What you have to do: In your copy, reproduce the entries exactly as they are, minus the images.

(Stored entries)
┌────────

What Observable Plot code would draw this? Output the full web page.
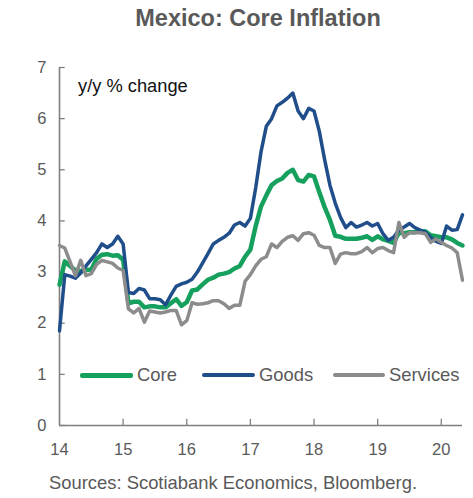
<!DOCTYPE html>
<html>
<head>
<meta charset="utf-8">
<script src="https://cdn.jsdelivr.net/npm/d3@7"></script>
<script src="https://cdn.jsdelivr.net/npm/@observablehq/plot@0.6"></script>
<style>
  html, body { margin: 0; padding: 0; background: #fff; }
  body { width: 473px; height: 498px; position: relative; overflow: hidden; font-family: "Liberation Sans", Arial, sans-serif; }
  #title { position: absolute; left: 0; top: 7px; width: 516px; text-align: center; font-size: 23.5px; line-height: 23.5px; font-weight: bold; color: #595959; }
  #chart { position: absolute; left: 0; top: 40px; }
  #unit { position: absolute; left: 78px; top: 77px; font-size: 18.3px; line-height: 18.3px; color: #111; }
  #caption { position: absolute; left: 49px; top: 473px; font-size: 18.4px; line-height: 20px; color: #595959; white-space: nowrap; }
  .leg { position: absolute; top: 366px; height: 18px; display: flex; align-items: center; font-size: 18.4px; color: #595959; }
  .sw { height: 4px; border-radius: 2px; margin-right: 4px; }
</style>
</head>
<body>
<div id="title">Mexico: Core Inflation</div>
<div id="chart"></div>
<div id="unit">y/y % change</div>
<div id="legend"></div>
<div id="caption">Sources: Scotiabank Economics, Bloomberg.</div>
<script>
// Monthly y/y % change, first point at the "14" tick, last at ~Apr/May 2020
const core = [2.75,3.21,3.12,3.03,3.02,3.04,3.05,3.26,3.34,3.35,3.32,3.33,3.24,
  2.39,2.42,2.42,2.31,2.33,2.33,2.31,2.31,2.39,2.47,2.34,2.41,
  2.64,2.66,2.76,2.85,2.89,2.95,2.97,3.0,3.07,3.12,3.3,3.44,
  3.9,4.28,4.5,4.7,4.78,4.83,4.94,5.0,4.8,4.77,4.9,4.87,
  4.56,4.27,4.02,3.71,3.69,3.65,3.65,3.65,3.67,3.7,3.63,3.7,
  3.64,3.61,3.57,3.77,3.76,3.78,3.78,3.8,3.8,3.72,3.7,3.68,
  3.68,3.64,3.57,3.52];
const goods = [1.85,2.95,2.92,2.88,2.98,3.12,3.25,3.38,3.55,3.48,3.55,3.70,3.55,
  2.6,2.58,2.68,2.65,2.48,2.48,2.46,2.36,2.55,2.72,2.77,2.8,
  2.86,3.0,3.18,3.36,3.55,3.62,3.68,3.76,3.92,3.97,3.9,4.05,
  4.65,5.35,5.85,6.0,6.25,6.32,6.4,6.5,6.15,6.0,6.2,6.15,
  5.75,5.2,4.7,4.35,4.07,3.87,3.97,3.88,3.92,3.97,3.9,3.95,
  3.75,3.62,3.68,3.82,3.88,3.95,3.87,3.82,3.78,3.68,3.6,3.56,
  3.9,3.82,3.83,4.12];
const services = [3.52,3.47,3.2,2.93,3.23,2.93,2.97,3.15,3.23,3.2,3.17,3.08,3.03,
  2.28,2.2,2.29,2.02,2.24,2.22,2.2,2.22,2.25,2.25,1.97,2.05,
  2.4,2.37,2.38,2.4,2.44,2.44,2.38,2.29,2.35,2.35,2.82,2.95,
  3.12,3.25,3.3,3.55,3.48,3.6,3.68,3.71,3.62,3.75,3.77,3.72,
  3.52,3.48,3.48,3.17,3.35,3.38,3.36,3.36,3.4,3.48,3.38,3.46,
  3.48,3.42,3.38,3.97,3.68,3.77,3.77,3.77,3.75,3.58,3.65,3.58,
  3.52,3.47,3.38,2.84];
const seriesNames = ["Core", "Goods", "Services"];
const seriesColors = ["#16a05d", "#1f4e8a", "#8c8c8c"];
const seriesWidths = [4.5, 3.5, 3.5];
const xTicks = [14, 15, 16, 17, 18, 19, 20];
const yTicks = [0, 1, 2, 3, 4, 5, 6, 7];
const startYear = 14;

const allSeries = [core, goods, services];
const rows = [];
allSeries.forEach((arr, s) => arr.forEach((v, i) => rows.push({series: seriesNames[s], t: startYear + i / 12, v})));
const xMax = startYear + (core.length - 1) / 12;
const axisColor = "#7f7f7f";

const chart = Plot.plot({
  width: 473,
  height: 430,
  marginLeft: 59,
  marginRight: 11,
  marginTop: 27,
  marginBottom: 45,
  style: {fontSize: "16.5px", fontFamily: "Liberation Sans, Arial, sans-serif", color: "#595959", background: "transparent"},
  x: {domain: [startYear, xMax], ticks: xTicks, tickFormat: d => String(d), tickSize: 0, tickPadding: 18, label: null},
  y: {domain: [0, 7], ticks: yTicks, tickFormat: d => String(d), tickSize: 0, tickPadding: 13, label: null},
  marks: [
    Plot.ruleX([startYear], {y1: 0, y2: 7, stroke: axisColor, strokeWidth: 1.6}),
    Plot.ruleY([0], {x1: startYear, x2: xMax, stroke: axisColor, strokeWidth: 1.6}),
    Plot.ruleY(yTicks, {y: d => d, x1: startYear, x2: startYear + 0.09, stroke: axisColor, strokeWidth: 1.3}),
    Plot.ruleX(xTicks.slice(1), {x: d => d, y1: 0, y2: 0.12, stroke: axisColor, strokeWidth: 1.3}),
    ...seriesNames.map((name, s) => Plot.line(rows.filter(r => r.series === name), {
      x: "t", y: "v", stroke: seriesColors[s], strokeWidth: seriesWidths[s], strokeLinejoin: "round"
    }))
  ]
});
document.getElementById("chart").appendChild(chart);

// legend
const legendLefts = [80, 202, 333];
const swatchW = [53, 53, 52];
const legend = document.getElementById("legend");
seriesNames.forEach((name, s) => {
  const item = document.createElement("div");
  item.className = "leg";
  item.style.left = legendLefts[s] + "px";
  const sw = document.createElement("span");
  sw.className = "sw";
  sw.style.width = swatchW[s] + "px";
  sw.style.background = seriesColors[s];
  sw.style.height = (s === 0 ? 5 : 4) + "px";
  item.appendChild(sw);
  const tx = document.createElement("span");
  tx.textContent = name;
  item.appendChild(tx);
  legend.appendChild(item);
});
</script>
</body>
</html>
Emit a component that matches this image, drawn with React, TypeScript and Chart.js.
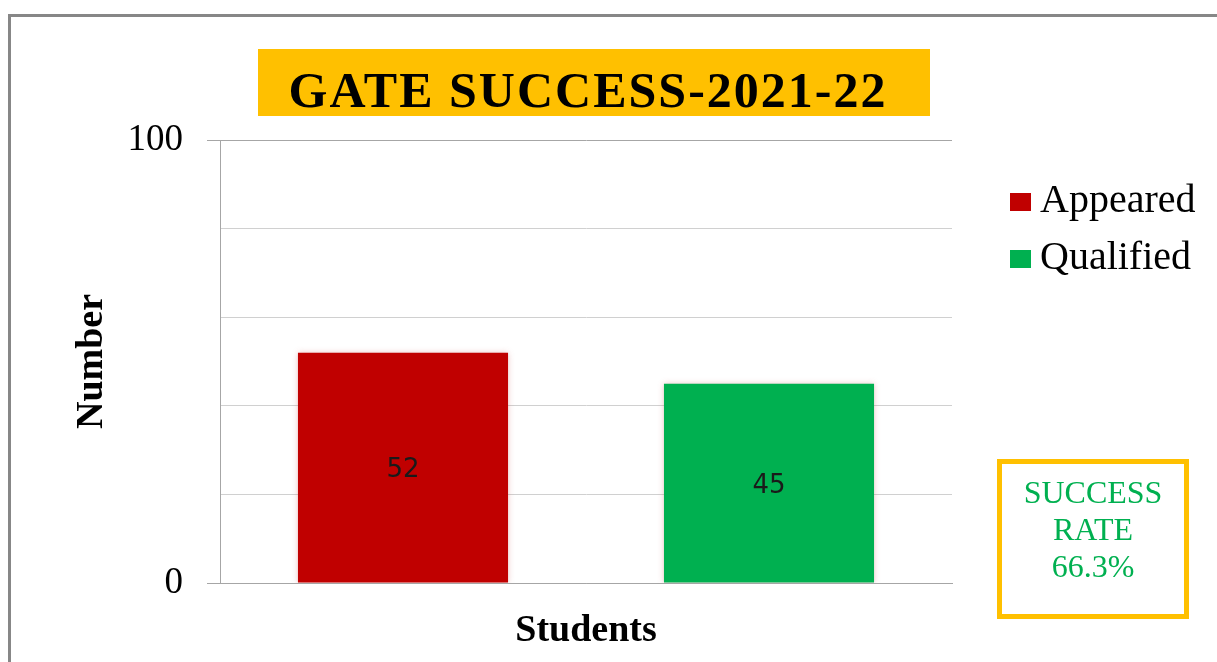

└────────

Written response:
What Observable Plot code would draw this? Output the full web page.
<!DOCTYPE html>
<html>
<head>
<meta charset="utf-8">
<script src="https://cdn.jsdelivr.net/npm/d3@7"></script>
<script src="https://cdn.jsdelivr.net/npm/@observablehq/plot@0.6"></script>
<style>
  html, body { margin: 0; padding: 0; background: #fff; }
  body { width: 473px; height: 498px; position: relative; overflow: hidden; font-family: "Liberation Sans", Arial, sans-serif; }
  #title { position: absolute; left: 0; top: 7px; width: 516px; text-align: center; font-size: 23.5px; line-height: 23.5px; font-weight: bold; color: #595959; }
  #chart { position: absolute; left: 0; top: 40px; }
  #unit { position: absolute; left: 78px; top: 77px; font-size: 18.3px; line-height: 18.3px; color: #111; }
  #caption { position: absolute; left: 49px; top: 473px; font-size: 18.4px; line-height: 20px; color: #595959; white-space: nowrap; }
  .leg { position: absolute; top: 366px; height: 18px; display: flex; align-items: center; font-size: 18.4px; color: #595959; }
  .sw { height: 4px; border-radius: 2px; margin-right: 4px; }
</style>
</head>
<body>
<div id="title">Mexico: Core Inflation</div>
<div id="chart"></div>
<div id="unit">y/y % change</div>
<div id="legend"></div>
<div id="caption">Sources: Scotiabank Economics, Bloomberg.</div>
<script>
// Monthly y/y % change, first point at the "14" tick, last at ~Apr/May 2020
const core = [2.75,3.21,3.12,3.03,3.02,3.04,3.05,3.26,3.34,3.35,3.32,3.33,3.24,
  2.39,2.42,2.42,2.31,2.33,2.33,2.31,2.31,2.39,2.47,2.34,2.41,
  2.64,2.66,2.76,2.85,2.89,2.95,2.97,3.0,3.07,3.12,3.3,3.44,
  3.9,4.28,4.5,4.7,4.78,4.83,4.94,5.0,4.8,4.77,4.9,4.87,
  4.56,4.27,4.02,3.71,3.69,3.65,3.65,3.65,3.67,3.7,3.63,3.7,
  3.64,3.61,3.57,3.77,3.76,3.78,3.78,3.8,3.8,3.72,3.7,3.68,
  3.68,3.64,3.57,3.52];
const goods = [1.85,2.95,2.92,2.88,2.98,3.12,3.25,3.38,3.55,3.48,3.55,3.70,3.55,
  2.6,2.58,2.68,2.65,2.48,2.48,2.46,2.36,2.55,2.72,2.77,2.8,
  2.86,3.0,3.18,3.36,3.55,3.62,3.68,3.76,3.92,3.97,3.9,4.05,
  4.65,5.35,5.85,6.0,6.25,6.32,6.4,6.5,6.15,6.0,6.2,6.15,
  5.75,5.2,4.7,4.35,4.07,3.87,3.97,3.88,3.92,3.97,3.9,3.95,
  3.75,3.62,3.68,3.82,3.88,3.95,3.87,3.82,3.78,3.68,3.6,3.56,
  3.9,3.82,3.83,4.12];
const services = [3.52,3.47,3.2,2.93,3.23,2.93,2.97,3.15,3.23,3.2,3.17,3.08,3.03,
  2.28,2.2,2.29,2.02,2.24,2.22,2.2,2.22,2.25,2.25,1.97,2.05,
  2.4,2.37,2.38,2.4,2.44,2.44,2.38,2.29,2.35,2.35,2.82,2.95,
  3.12,3.25,3.3,3.55,3.48,3.6,3.68,3.71,3.62,3.75,3.77,3.72,
  3.52,3.48,3.48,3.17,3.35,3.38,3.36,3.36,3.4,3.48,3.38,3.46,
  3.48,3.42,3.38,3.97,3.68,3.77,3.77,3.77,3.75,3.58,3.65,3.58,
  3.52,3.47,3.38,2.84];
const seriesNames = ["Core", "Goods", "Services"];
const seriesColors = ["#16a05d", "#1f4e8a", "#8c8c8c"];
const seriesWidths = [4.5, 3.5, 3.5];
const xTicks = [14, 15, 16, 17, 18, 19, 20];
const yTicks = [0, 1, 2, 3, 4, 5, 6, 7];
const startYear = 14;

const allSeries = [core, goods, services];
const rows = [];
allSeries.forEach((arr, s) => arr.forEach((v, i) => rows.push({series: seriesNames[s], t: startYear + i / 12, v})));
const xMax = startYear + (core.length - 1) / 12;
const axisColor = "#7f7f7f";

const chart = Plot.plot({
  width: 473,
  height: 430,
  marginLeft: 59,
  marginRight: 11,
  marginTop: 27,
  marginBottom: 45,
  style: {fontSize: "16.5px", fontFamily: "Liberation Sans, Arial, sans-serif", color: "#595959", background: "transparent"},
  x: {domain: [startYear, xMax], ticks: xTicks, tickFormat: d => String(d), tickSize: 0, tickPadding: 18, label: null},
  y: {domain: [0, 7], ticks: yTicks, tickFormat: d => String(d), tickSize: 0, tickPadding: 13, label: null},
  marks: [
    Plot.ruleX([startYear], {y1: 0, y2: 7, stroke: axisColor, strokeWidth: 1.6}),
    Plot.ruleY([0], {x1: startYear, x2: xMax, stroke: axisColor, strokeWidth: 1.6}),
    Plot.ruleY(yTicks, {y: d => d, x1: startYear, x2: startYear + 0.09, stroke: axisColor, strokeWidth: 1.3}),
    Plot.ruleX(xTicks.slice(1), {x: d => d, y1: 0, y2: 0.12, stroke: axisColor, strokeWidth: 1.3}),
    ...seriesNames.map((name, s) => Plot.line(rows.filter(r => r.series === name), {
      x: "t", y: "v", stroke: seriesColors[s], strokeWidth: seriesWidths[s], strokeLinejoin: "round"
    }))
  ]
});
document.getElementById("chart").appendChild(chart);

// legend
const legendLefts = [80, 202, 333];
const swatchW = [53, 53, 52];
const legend = document.getElementById("legend");
seriesNames.forEach((name, s) => {
  const item = document.createElement("div");
  item.className = "leg";
  item.style.left = legendLefts[s] + "px";
  const sw = document.createElement("span");
  sw.className = "sw";
  sw.style.width = swatchW[s] + "px";
  sw.style.background = seriesColors[s];
  sw.style.height = (s === 0 ? 5 : 4) + "px";
  item.appendChild(sw);
  const tx = document.createElement("span");
  tx.textContent = name;
  item.appendChild(tx);
  legend.appendChild(item);
});
</script>
</body>
</html>
Emit a component that matches this image, drawn with React, TypeScript and Chart.js.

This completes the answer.